Bernie Madoff took advantage of his nonprofit foundation to stash nearly $200 million in its “capital gains” category, his tax returns for 2007 indicate.
Tax records for the Madoff Family Foundation perused by the Voice indicate that in the past two years, it sheltered a soaring amount of funds while handing out to charities a sharply decreasing amount of money.
Previous media reports on the foundation have focused on its total assets, which were $16 million in 2007, but ignored (as far as I can tell) the capital-gains-and-losses category, which in the past two years has reported more than 10 times that amount.
Parking money in the category of capital gains and losses in nonprofits — instead of listing the activity on personal or corporate returns — can lighten a taxpayer’s burden. The foundation’s tax returns over the past several years indicate that it received tax breaks anyway from sheltering investment income.
As one can see from the above snippet from page 3 of the 501(c)(3) foundation’s 2007 tax return (filed May 5, 2008), Madoff parked more than $180 million in the nonprofit’s category of “Capital Gains and Losses for Tax on Investment Income” during calendar year 2007.

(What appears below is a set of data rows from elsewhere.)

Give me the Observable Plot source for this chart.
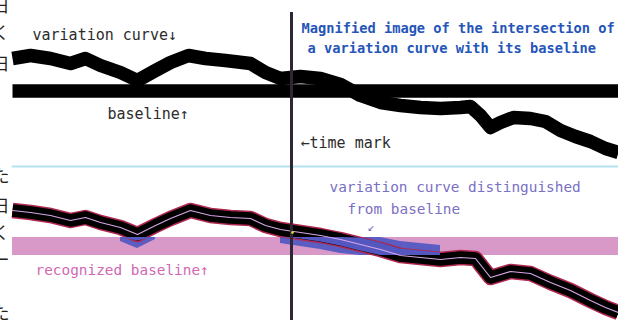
<!DOCTYPE html>
<html>
<head>
<meta charset="utf-8">
<script src="https://cdn.jsdelivr.net/npm/d3@7"></script>
<script src="https://cdn.jsdelivr.net/npm/@observablehq/plot@0.6"></script>
<style>
  html, body { margin: 0; padding: 0; background: #fff; }
  #chart svg { display: block; }
</style>
</head>
<body>
<div id="chart"></div>
<script>
// ---- data (picture coordinates: x from left, y from top) ----
const xExtent = [12, 618];
const topBaselineY = 90.5;
const timeMarkX = 291;
const timeMarkTop = 12;
const dividerY = 166;
const bandTop = 237;
const bandBottom = 255;

const topCurveX = [12, 30, 50, 70, 85, 100, 120, 137, 155, 170, 188, 205, 225, 250, 265, 280, 300, 320, 340, 360, 380, 400, 420, 440, 460, 470, 480, 490, 500, 513, 530, 545, 560, 575, 590, 605, 618];
const topCurveY = [58, 55, 58, 63, 58, 65, 72, 80, 70, 62, 55, 58, 60, 63, 72, 78, 76, 78, 84, 95, 102, 105, 107, 108, 107, 106, 115, 127, 122, 117, 118, 121, 130, 136, 141, 148, 152];

const botCurveX = [12, 30, 50, 70, 85, 100, 120, 137, 155, 170, 190, 210, 230, 250, 265, 280, 300, 320, 340, 360, 380, 400, 420, 440, 460, 475, 490, 510, 530, 550, 570, 590, 605, 618];
const botCurveY = [210, 212, 215, 220, 217, 222, 227, 234, 225, 218, 210, 215, 217, 218, 225, 229, 232, 235, 239, 244, 249, 255, 257, 259, 257, 258, 277, 271, 273, 282, 290, 300, 307, 312];

// x ranges where the variation curve is distinguished from the baseline
const distinguishedRanges = [[115, 160], [266, 445]];
// half-widths of the highlighted zone and of the highlighted curve body
const zoneHalf = 14;
const coreHalf = 6.5;

const labels = [
  {text: "variation curve↓", x: 32, y: 35, color: "#2c2c2c", size: 15, weight: "normal"},
  {text: "baseline↑", x: 107, y: 114, color: "#2c2c2c", size: 15, weight: "normal"},
  {text: "←time mark", x: 300, y: 143, color: "#2c2c2c", size: 15, weight: "normal"},
  {text: "Magnified image of the intersection of", x: 301, y: 28, color: "#2555b8", size: 13.7, weight: "bold"},
  {text: "a variation curve with its baseline", x: 307, y: 48, color: "#2555b8", size: 13.7, weight: "bold"},
  {text: "variation curve distinguished", x: 329, y: 187, color: "#7a70c4", size: 14.4, weight: "normal"},
  {text: "from baseline", x: 347, y: 209, color: "#7a70c4", size: 14.4, weight: "normal"},
  {text: "↙", x: 367, y: 227, color: "#7a70c4", size: 12, weight: "normal"},
  {text: "recognized baseline↑", x: 35, y: 270, color: "#d068b4", size: 14.4, weight: "normal"}
];

// cropped characters of the surrounding page text at the left edge
const edgeChars = ["日", "く", "日", "た", "日", "く", "ー", "、", "た"];
const edgeCharY = [6, 33, 64, 176, 206, 233, 260, 284, 313];

// ---- tables built from the arrays ----
const topCurve = topCurveX.map((x, i) => ({x, y: topCurveY[i]}));
const botCurve = botCurveX.map((x, i) => ({x, y: botCurveY[i]}));
const distinguished = distinguishedRanges.map(([a, b], k) =>
  botCurve.filter(d => d.x >= a && d.x <= b).map(d => ({...d, seg: k}))).flat();
const clampBand = (lo, hi) => {
  const a = Math.max(bandTop, lo), b = Math.min(bandBottom, hi);
  return b > a ? [a, b] : [a, a];
};
const zone = distinguished.map(d => {
  const [y1, y2] = clampBand(d.y - zoneHalf, d.y + zoneHalf);
  return {x: d.x, y1, y2, seg: d.seg};
});
const core = distinguished.map(d => {
  const [y1, y2] = clampBand(d.y - coreHalf, d.y + coreHalf);
  return {x: d.x, y1, y2, seg: d.seg};
});
const baselineTop = xExtent.map(x => ({x, y: topBaselineY}));
const divider = xExtent.map(x => ({x, y: dividerY}));
const band = [{x1: xExtent[0], x2: xExtent[1], y1: bandTop, y2: bandBottom}];
const timeMark = [{x: timeMarkX, y1: timeMarkTop, y2: 320}];
const edge = edgeChars.map((t, i) => ({t, y: edgeCharY[i]}));
const yellowDot = [{x: timeMarkX + 1, y: 232}];

const mono = "'DejaVu Sans Mono', 'Liberation Mono', monospace";

const textMarks = labels.map(l => Plot.text([l], {
  x: "x", y: "y", text: "text", textAnchor: "start", lineAnchor: "middle",
  fill: l.color, fontSize: l.size, fontWeight: l.weight, fontFamily: mono
}));

const plot = Plot.plot({
  width: 618,
  height: 320,
  margin: 0,
  x: {domain: [0, 618], range: [0, 618], axis: null},
  y: {domain: [0, 320], range: [0, 320], axis: null},
  style: {background: "#fff", overflow: "hidden"},
  marks: [
    // top panel
    Plot.line(baselineTop, {x: "x", y: "y", stroke: "#000", strokeWidth: 13.5, strokeLinecap: "butt"}),
    Plot.line(topCurve, {x: "x", y: "y", stroke: "#000", strokeWidth: 13.5, strokeLinejoin: "round", strokeLinecap: "butt", curve: "linear"}),
    // divider
    Plot.line(divider, {x: "x", y: "y", stroke: "#b4e2f0", strokeWidth: 2}),
    // bottom panel: recognized baseline band
    Plot.rect(band, {x1: "x1", x2: "x2", y1: "y1", y2: "y2", fill: "#d899c9"}),
    // zone where the curve is distinguished from the baseline
    Plot.areaY(zone, {x: "x", y1: "y1", y2: "y2", z: "seg", fill: "#5b5dc2"}),
    // variation curve with red halo
    Plot.line(botCurve, {x: "x", y: "y", stroke: "#b02850", strokeWidth: 15.5, strokeLinejoin: "round", strokeLinecap: "butt"}),
    Plot.line(botCurve, {x: "x", y: "y", stroke: "#000", strokeWidth: 12.5, strokeLinejoin: "round", strokeLinecap: "butt"}),
    Plot.areaY(core, {x: "x", y1: "y1", y2: "y2", z: "seg", fill: "#5457c0"}),
    Plot.line(botCurve, {x: "x", y: "y", stroke: "#d6a6e6", strokeWidth: 1.2, strokeLinejoin: "round"}),
    // time mark
    Plot.ruleX(timeMark, {x: "x", y1: "y1", y2: "y2", stroke: "#2e2634", strokeWidth: 3}),
    Plot.dot(yellowDot, {x: "x", y: "y", r: 1.4, fill: "#d8d030", stroke: null}),
    // texts
    ...textMarks,
    Plot.text(edge, {x: () => 9, y: "y", text: "t", textAnchor: "end", lineAnchor: "middle",
      fill: "#222", fontSize: 17, fontFamily: "'Noto Sans CJK JP', sans-serif"})
  ]
});

document.getElementById("chart").appendChild(plot);
</script>
</body>
</html>
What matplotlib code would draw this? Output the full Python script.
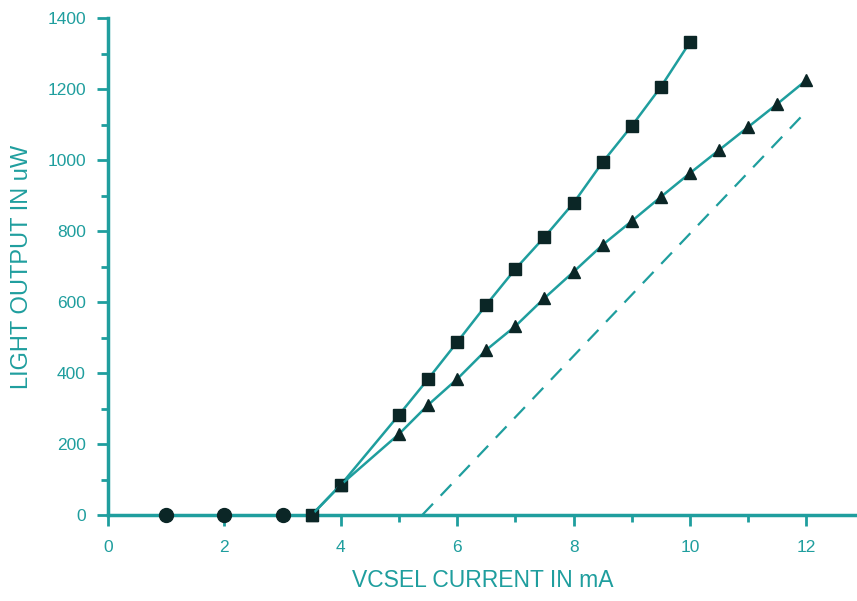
import matplotlib
matplotlib.use("Agg")
import matplotlib.pyplot as plt
from matplotlib.ticker import MultipleLocator
from matplotlib import font_manager

# ---- data ----
low_x = [1.0, 2.0, 3.0]
low_y = [0, 0, 0]

sq_x = [3.5, 4.0, 5.0, 5.5, 6.0, 6.5, 7.0, 7.5, 8.0, 8.5, 9.0, 9.5, 10.0]
sq_y = [0, 85, 282, 383, 487, 592, 693, 783, 879, 994, 1096, 1206, 1332]

tri_x = [3.5, 4.0, 5.0, 5.5, 6.0, 6.5, 7.0, 7.5, 8.0, 8.5, 9.0, 9.5, 10.0, 10.5, 11.0, 11.5, 12.0]
tri_y = [0, 85, 228, 310, 383, 465, 532, 611, 685, 761, 828, 896, 963, 1028, 1093, 1158, 1225]

dash_x = [5.4, 11.9]
dash_y = [0, 1120]

x_ticks = [0, 2, 4, 6, 8, 10, 12]
y_ticks = [0, 200, 400, 600, 800, 1000, 1200, 1400]

TEAL = "#1f9e9e"
DARK = "#0b2626"

names = {f.name for f in font_manager.fontManager.ttflist}
fam = "Liberation Sans Narrow" if "Liberation Sans Narrow" in names else "Liberation Sans"
plt.rcParams["font.family"] = [fam, "DejaVu Sans"]

fig = plt.figure(figsize=(8.57, 6.01), dpi=100)
ax = fig.add_axes([108 / 857, 86 / 601, 1 - 108 / 857, (515 - 18) / 601])

ax.plot(sq_x, sq_y, color=TEAL, lw=1.8, marker="s", ms=8,
        mfc=DARK, mec=DARK, clip_on=False, zorder=3)
ax.plot(tri_x, tri_y, color=TEAL, lw=1.8, marker="^", ms=8,
        mfc=DARK, mec=DARK, clip_on=False, zorder=3)
ax.plot(low_x, low_y, ls="none", marker="o", ms=10,
        mfc=DARK, mec=DARK, clip_on=False, zorder=4)
ax.plot(dash_x, dash_y, color=TEAL, lw=1.6, ls=(0, (7, 5)), zorder=2)

ax.set_xlim(0, 12.87)
ax.set_ylim(0, 1400)
ax.set_xticks(x_ticks)
ax.set_yticks(y_ticks)
ax.xaxis.set_minor_locator(MultipleLocator(1))
ax.yaxis.set_minor_locator(MultipleLocator(100))

for s in ["top", "right"]:
    ax.spines[s].set_visible(False)
for s in ["left", "bottom"]:
    ax.spines[s].set_color(TEAL)
    ax.spines[s].set_linewidth(2.5)

ax.tick_params(axis="both", which="major", length=8, width=2, color=TEAL,
               labelcolor=TEAL, labelsize=12.5, direction="out")
ax.tick_params(axis="both", which="minor", length=5, width=2, color=TEAL,
               direction="out")
ax.tick_params(axis="x", pad=10)
ax.tick_params(axis="y", pad=8)

ax.set_xlabel("VCSEL CURRENT IN mA", color=TEAL, fontsize=16.5, labelpad=10)
ax.set_ylabel("LIGHT OUTPUT IN uW", color=TEAL, fontsize=17, labelpad=10)

fig.savefig("out.png", dpi=100)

At the same time, the foundation — despite Madoff’s heralded philanthropic reputation — donated a total of only $95,000 to charities that year.
The previous year, 2006, Madoff squirreled away slightly less ($164 million) in the category but donated $1,277,600. In other words, the foundation’s charitable donations dropped by 93 percent from 2006 to 2007.
That sharp drop indicates that Madoff may have known months before the scheme fell apart that he was coming to the end of his self-admitted Ponzi scheme. The tax return for 2007, during which he donated only $95,000, was filed in May 2008. He reportedly confessed the scheme to his sons near the end of 2008.
Bernie himself was listed as the foundation president and keeper of its books; his wife, Ruth, was secretary-treasurer. Bernie signed the tax return. Their sons, Andrew and Mark, aren’t listed; they have their own foundations.
The tax returns, by the way, also indicate that the foundation’s net in capital gains fell from $4.2 million in 2006 to $1.4 million, perhaps reflecting the weakening stock market — or perhaps just his manipulation of the figures.
The shifting of large amounts of money into the nonprofit foundation’s capital-gains category appears to have been recent: In the foundation’s tax return for calendar year 2005, the category was left blank, while its charitable donations totaled $303,700.
The foundation’s charitable donations were erratic in size, in contrast with the unbelievably consistent returns he claimed to have made for his investors. In 2004, the foundation gave away $5.6 million; in 2003, $6.5 million; in 2002, $522,000; in 2001, $600,000. Even at their height, the foundation’s charitable donations were no more than a small fraction of the money he was taking in, the records indicate.
The sharp drop in his foundation’s donations to charities from 2006 to 2007 (from $1,277,600 to $95,000) was noted by Fox News’s Roger Friedman immediately after the scandal broke in mid-December, but its possible significance — and the huge amount of squirreled-away investment income that dwarfed the foundation’s total assets — have been lost amid other angles of the massive scandal.
It’s not known whether Irving Picard, the court-appointed liquidator of Madoff’s scheme, has extracted any capital gains or tax savings realized by the foundation. Hundreds of millions have been clawed back from various other Madoff accounts at banks and investment houses, other outlets have reported.
It’s also unclear which of Madoff’s operations parked the money in the foundation — the tax return says only, “B.L. MADOFF—INFO UPON REQUEST.”